_Short problem_
The listing below begins with the first line you should copy; stop after the line containing "(0,0) rectangle (892,529);", and drop every picture.

_Recorded data_
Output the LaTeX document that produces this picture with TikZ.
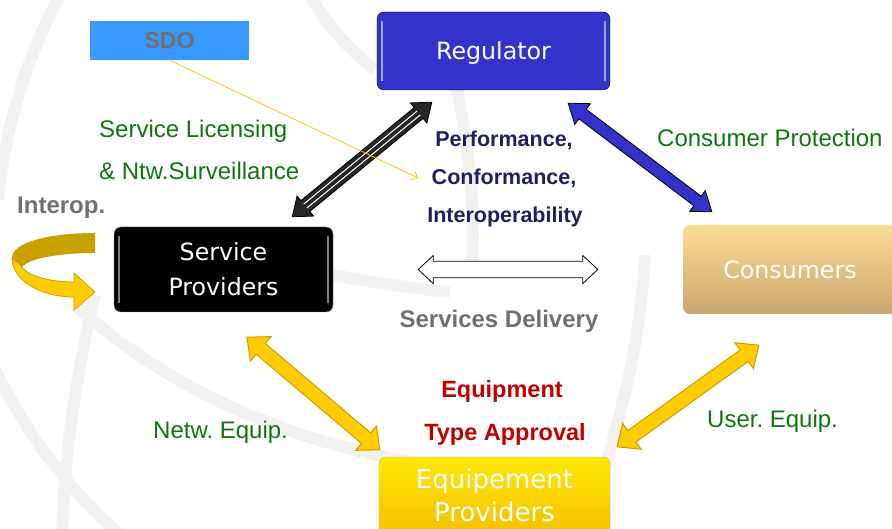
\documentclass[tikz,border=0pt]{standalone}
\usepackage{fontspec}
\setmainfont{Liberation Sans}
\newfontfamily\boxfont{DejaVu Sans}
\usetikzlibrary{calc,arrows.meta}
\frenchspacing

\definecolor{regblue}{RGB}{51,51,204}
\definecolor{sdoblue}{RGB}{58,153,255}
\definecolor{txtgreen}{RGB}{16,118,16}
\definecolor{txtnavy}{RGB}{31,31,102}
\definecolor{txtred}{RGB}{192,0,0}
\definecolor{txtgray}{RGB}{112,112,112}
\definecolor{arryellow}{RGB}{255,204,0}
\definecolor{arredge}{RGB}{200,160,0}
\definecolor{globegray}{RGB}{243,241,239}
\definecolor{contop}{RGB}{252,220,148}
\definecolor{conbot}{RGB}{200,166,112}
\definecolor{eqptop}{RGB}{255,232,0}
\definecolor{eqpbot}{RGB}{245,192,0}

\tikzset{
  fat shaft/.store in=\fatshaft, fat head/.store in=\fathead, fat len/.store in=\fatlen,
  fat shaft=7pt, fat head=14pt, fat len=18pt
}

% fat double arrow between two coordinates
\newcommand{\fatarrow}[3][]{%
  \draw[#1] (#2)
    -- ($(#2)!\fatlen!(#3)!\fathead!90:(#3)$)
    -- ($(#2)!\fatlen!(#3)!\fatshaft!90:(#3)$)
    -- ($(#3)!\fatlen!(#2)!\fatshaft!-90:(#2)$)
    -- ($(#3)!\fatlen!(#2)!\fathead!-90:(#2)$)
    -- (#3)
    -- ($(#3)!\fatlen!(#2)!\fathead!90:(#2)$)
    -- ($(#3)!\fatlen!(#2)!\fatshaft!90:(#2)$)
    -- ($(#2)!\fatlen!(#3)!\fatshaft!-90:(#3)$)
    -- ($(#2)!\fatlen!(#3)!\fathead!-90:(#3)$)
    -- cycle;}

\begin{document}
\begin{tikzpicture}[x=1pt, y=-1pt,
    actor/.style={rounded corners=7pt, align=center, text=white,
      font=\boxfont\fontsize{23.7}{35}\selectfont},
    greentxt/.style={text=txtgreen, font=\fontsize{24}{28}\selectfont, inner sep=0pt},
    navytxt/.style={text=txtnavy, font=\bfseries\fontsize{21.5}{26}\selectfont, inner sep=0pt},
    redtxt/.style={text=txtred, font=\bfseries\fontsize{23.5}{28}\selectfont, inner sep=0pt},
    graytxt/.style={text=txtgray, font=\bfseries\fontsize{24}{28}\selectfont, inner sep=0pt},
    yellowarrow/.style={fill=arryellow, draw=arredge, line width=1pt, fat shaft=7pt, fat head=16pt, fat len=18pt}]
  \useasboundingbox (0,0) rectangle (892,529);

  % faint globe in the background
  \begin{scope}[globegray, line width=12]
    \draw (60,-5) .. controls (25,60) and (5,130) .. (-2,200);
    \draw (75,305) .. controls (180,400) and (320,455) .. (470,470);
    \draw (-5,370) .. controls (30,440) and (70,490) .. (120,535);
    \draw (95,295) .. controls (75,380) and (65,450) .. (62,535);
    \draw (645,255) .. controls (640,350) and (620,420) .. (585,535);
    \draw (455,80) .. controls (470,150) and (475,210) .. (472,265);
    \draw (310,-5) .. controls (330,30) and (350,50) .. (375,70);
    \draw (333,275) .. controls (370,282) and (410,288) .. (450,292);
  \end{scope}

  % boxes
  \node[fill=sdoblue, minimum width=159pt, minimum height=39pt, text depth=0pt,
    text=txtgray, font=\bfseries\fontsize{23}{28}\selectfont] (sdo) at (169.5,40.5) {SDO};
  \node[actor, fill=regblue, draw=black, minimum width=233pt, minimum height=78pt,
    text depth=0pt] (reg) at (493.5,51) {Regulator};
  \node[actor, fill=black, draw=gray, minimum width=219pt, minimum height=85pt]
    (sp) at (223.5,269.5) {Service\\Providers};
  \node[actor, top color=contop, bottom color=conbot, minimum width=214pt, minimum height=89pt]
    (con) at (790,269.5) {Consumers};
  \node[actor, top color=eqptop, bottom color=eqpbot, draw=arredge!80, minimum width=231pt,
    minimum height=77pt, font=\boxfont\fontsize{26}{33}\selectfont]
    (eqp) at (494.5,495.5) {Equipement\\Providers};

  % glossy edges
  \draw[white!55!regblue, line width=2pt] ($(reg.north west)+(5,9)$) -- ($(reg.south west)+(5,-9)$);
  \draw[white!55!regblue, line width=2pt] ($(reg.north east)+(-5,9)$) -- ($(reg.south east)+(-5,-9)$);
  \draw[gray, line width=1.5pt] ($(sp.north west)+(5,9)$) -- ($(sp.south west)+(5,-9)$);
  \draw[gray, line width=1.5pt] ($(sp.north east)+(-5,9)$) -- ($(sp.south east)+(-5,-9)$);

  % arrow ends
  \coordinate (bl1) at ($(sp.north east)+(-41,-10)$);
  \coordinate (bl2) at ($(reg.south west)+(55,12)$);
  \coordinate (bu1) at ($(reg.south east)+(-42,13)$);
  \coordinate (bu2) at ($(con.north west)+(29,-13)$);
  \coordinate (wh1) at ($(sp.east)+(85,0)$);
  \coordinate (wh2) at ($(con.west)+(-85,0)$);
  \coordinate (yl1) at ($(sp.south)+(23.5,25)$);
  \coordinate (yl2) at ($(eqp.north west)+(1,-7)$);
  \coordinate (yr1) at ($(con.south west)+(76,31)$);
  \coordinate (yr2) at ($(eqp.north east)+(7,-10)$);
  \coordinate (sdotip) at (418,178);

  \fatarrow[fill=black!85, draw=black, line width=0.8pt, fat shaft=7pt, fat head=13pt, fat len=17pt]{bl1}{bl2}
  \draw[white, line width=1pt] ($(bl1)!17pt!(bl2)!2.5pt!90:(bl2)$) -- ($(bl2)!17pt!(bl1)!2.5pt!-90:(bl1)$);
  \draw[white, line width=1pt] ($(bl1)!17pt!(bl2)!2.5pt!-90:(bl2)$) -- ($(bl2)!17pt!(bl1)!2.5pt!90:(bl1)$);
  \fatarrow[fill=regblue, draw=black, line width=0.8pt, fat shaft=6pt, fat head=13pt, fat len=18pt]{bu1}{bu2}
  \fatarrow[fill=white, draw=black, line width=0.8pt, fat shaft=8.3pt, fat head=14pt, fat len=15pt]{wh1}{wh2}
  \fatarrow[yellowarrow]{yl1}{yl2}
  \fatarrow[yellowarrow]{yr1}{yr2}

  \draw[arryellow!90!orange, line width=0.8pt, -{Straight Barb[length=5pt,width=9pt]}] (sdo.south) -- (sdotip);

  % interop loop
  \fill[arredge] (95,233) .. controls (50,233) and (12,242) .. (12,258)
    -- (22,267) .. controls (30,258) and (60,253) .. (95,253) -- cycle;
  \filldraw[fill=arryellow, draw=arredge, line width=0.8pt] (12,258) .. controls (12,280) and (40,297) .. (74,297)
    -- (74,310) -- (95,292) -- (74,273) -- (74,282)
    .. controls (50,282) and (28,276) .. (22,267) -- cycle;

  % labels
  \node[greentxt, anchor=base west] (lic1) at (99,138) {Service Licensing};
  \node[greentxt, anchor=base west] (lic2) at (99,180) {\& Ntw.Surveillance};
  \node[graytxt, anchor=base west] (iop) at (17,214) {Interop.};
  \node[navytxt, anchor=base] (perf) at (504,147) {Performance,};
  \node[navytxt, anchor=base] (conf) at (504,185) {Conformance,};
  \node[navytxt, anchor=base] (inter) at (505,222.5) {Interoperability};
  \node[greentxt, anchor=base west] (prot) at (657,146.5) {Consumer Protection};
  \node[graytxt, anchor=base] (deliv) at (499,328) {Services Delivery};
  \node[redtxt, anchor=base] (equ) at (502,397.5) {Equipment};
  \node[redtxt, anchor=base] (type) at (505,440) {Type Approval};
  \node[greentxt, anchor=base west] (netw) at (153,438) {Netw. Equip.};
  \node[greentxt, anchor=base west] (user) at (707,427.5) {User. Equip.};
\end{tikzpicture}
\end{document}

_Answer to this problem_
Output the LaTeX document that produces this picture with TikZ.
\documentclass[tikz,border=0pt]{standalone}
\usepackage{fontspec}
\setmainfont{Liberation Sans}
\newfontfamily\boxfont{DejaVu Sans}
\usetikzlibrary{calc,arrows.meta}
\frenchspacing

\definecolor{regblue}{RGB}{51,51,204}
\definecolor{sdoblue}{RGB}{58,153,255}
\definecolor{txtgreen}{RGB}{16,118,16}
\definecolor{txtnavy}{RGB}{31,31,102}
\definecolor{txtred}{RGB}{192,0,0}
\definecolor{txtgray}{RGB}{112,112,112}
\definecolor{arryellow}{RGB}{255,204,0}
\definecolor{arredge}{RGB}{200,160,0}
\definecolor{globegray}{RGB}{243,241,239}
\definecolor{contop}{RGB}{252,220,148}
\definecolor{conbot}{RGB}{200,166,112}
\definecolor{eqptop}{RGB}{255,232,0}
\definecolor{eqpbot}{RGB}{245,192,0}

\tikzset{
  fat shaft/.store in=\fatshaft, fat head/.store in=\fathead, fat len/.store in=\fatlen,
  fat shaft=7pt, fat head=14pt, fat len=18pt
}

% fat double arrow between two coordinates
\newcommand{\fatarrow}[3][]{%
  \draw[#1] (#2)
    -- ($(#2)!\fatlen!(#3)!\fathead!90:(#3)$)
    -- ($(#2)!\fatlen!(#3)!\fatshaft!90:(#3)$)
    -- ($(#3)!\fatlen!(#2)!\fatshaft!-90:(#2)$)
    -- ($(#3)!\fatlen!(#2)!\fathead!-90:(#2)$)
    -- (#3)
    -- ($(#3)!\fatlen!(#2)!\fathead!90:(#2)$)
    -- ($(#3)!\fatlen!(#2)!\fatshaft!90:(#2)$)
    -- ($(#2)!\fatlen!(#3)!\fatshaft!-90:(#3)$)
    -- ($(#2)!\fatlen!(#3)!\fathead!-90:(#3)$)
    -- cycle;}

\begin{document}
\begin{tikzpicture}[x=1pt, y=-1pt,
    actor/.style={rounded corners=7pt, align=center, text=white,
      font=\boxfont\fontsize{23.7}{35}\selectfont},
    greentxt/.style={text=txtgreen, font=\fontsize{24}{28}\selectfont, inner sep=0pt},
    navytxt/.style={text=txtnavy, font=\bfseries\fontsize{21.5}{26}\selectfont, inner sep=0pt},
    redtxt/.style={text=txtred, font=\bfseries\fontsize{23.5}{28}\selectfont, inner sep=0pt},
    graytxt/.style={text=txtgray, font=\bfseries\fontsize{24}{28}\selectfont, inner sep=0pt},
    yellowarrow/.style={fill=arryellow, draw=arredge, line width=1pt, fat shaft=7pt, fat head=16pt, fat len=18pt}]
  \useasboundingbox (0,0) rectangle (892,529);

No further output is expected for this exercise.